Viejas monarquías
He asistido con entusiasmo al modo en que el país entero, uniendo su voz en un solo sonido, conmemoraba el aniversario de la proclamación de la república, precisamente el mismo día en que el Borbón (tiene delito) asesinaba a un hermoso mamífero. Los medios, las redes sociales, las plazas públicas, celebran ambos hitos, uno con temblor emocionado, otro con inenarrable guasa. La vibración ha sido multitudinaria. Incluso la prensa de la derecha (la prensa de la derecha, fuera de la Villa y Corte, es flexible como una pértiga olímpica) venía trufada de audaces articulistas que, sin miedo a represalias, con admirable coraje, declaraban públicamente su innegociable convicción republicana. El estado exige un golpe de timón. Destaca el entusiasmo de la izquierda abertzale, colgando la españolísima tricolor en los balcones públicos. Siempre habían regañado al PNV por izar la bandera constitucional. El PNV ponía la bandera española, en contra de su voluntad, para cumplir la ley, mientras que ellos ponen la bandera española, por propia voluntad, para incumplirla. La diferencia es moral, e inmoral, al mismo tiempo.
He de reconocer, para mi vergüenza, que me he sumado a esta marea con la tardanza de los apocados, los cobardes, los miedicas. Recuerdo que no hace mucho elucubré sobre las virtudes que para el honorable pueblo vasco tendría disfrutar de una monarquía hereditaria. Imaginaba a un joven príncipe austríaco (distraído, amable, inútil) paseando por los jardines de la Casa de Juntas de Gernika a la espera de la próxima recepción de embajadores. Pero he hecho autocrítica y siento vergüenza de semejantes pulsiones reaccionarias. Vuelvo el rostro hacia el resplandeciente sol republicano, cegado por su luz benéfica y, acaso, atento al brillo amenazador de la guillotina. Así que resuelvo que la monarquía es algo absurdo. Una jefatura de Estado dinástica resulta incomprensible. Realmente es increíble que haya subsistido hasta hoy algo tan polvoriento. Claro que esto exige una reflexión: siendo la institución inaceptable, y conjurados para liquidarla, convendría empezar por lo más urgente. Y lo más urgente no son esos jefes de Estado hereditarios que leen discursos y sestean, sino los jefes de Estado hereditarios que firman penas de muerte, llenan las mazmorras de discrepantes y envían a millones de personas al exilio.
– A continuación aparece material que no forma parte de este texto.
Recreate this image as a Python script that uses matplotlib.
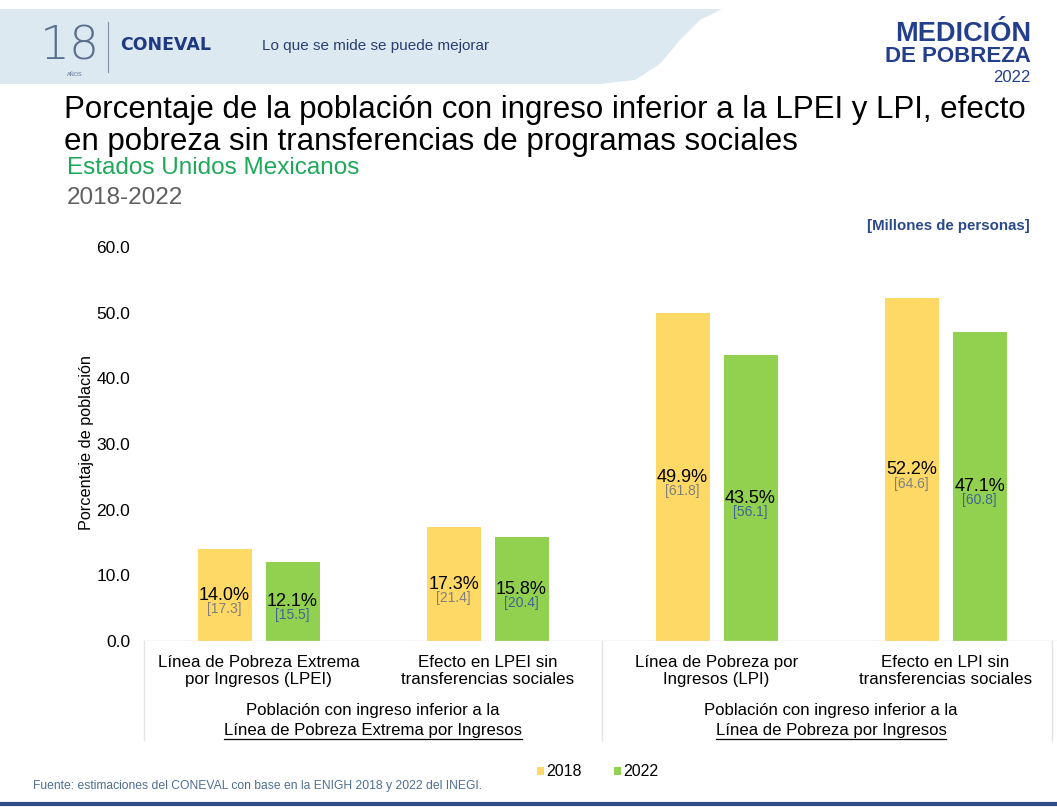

Hablando de dinastías, conviene recordar que en Corea del Norte se han sucedido tres generaciones en el poder, y que en Cuba, ante el declive de Fidel (el tiempo es contrarrevolucionario, siempre lo ha sido) el poder del autócrata se ha transferido a su hermano pequeño.
Sí, soy republicano. Siento la emoción de los conversos. Reniego de la farsa sucesoria. Me rebela que la jefatura del Estado permanezca en manos de una sola familia. Y de esta manera, por fin, uno mi voz a la de todos: viva Corea unida y, por supuesto, viva Cuba Libre.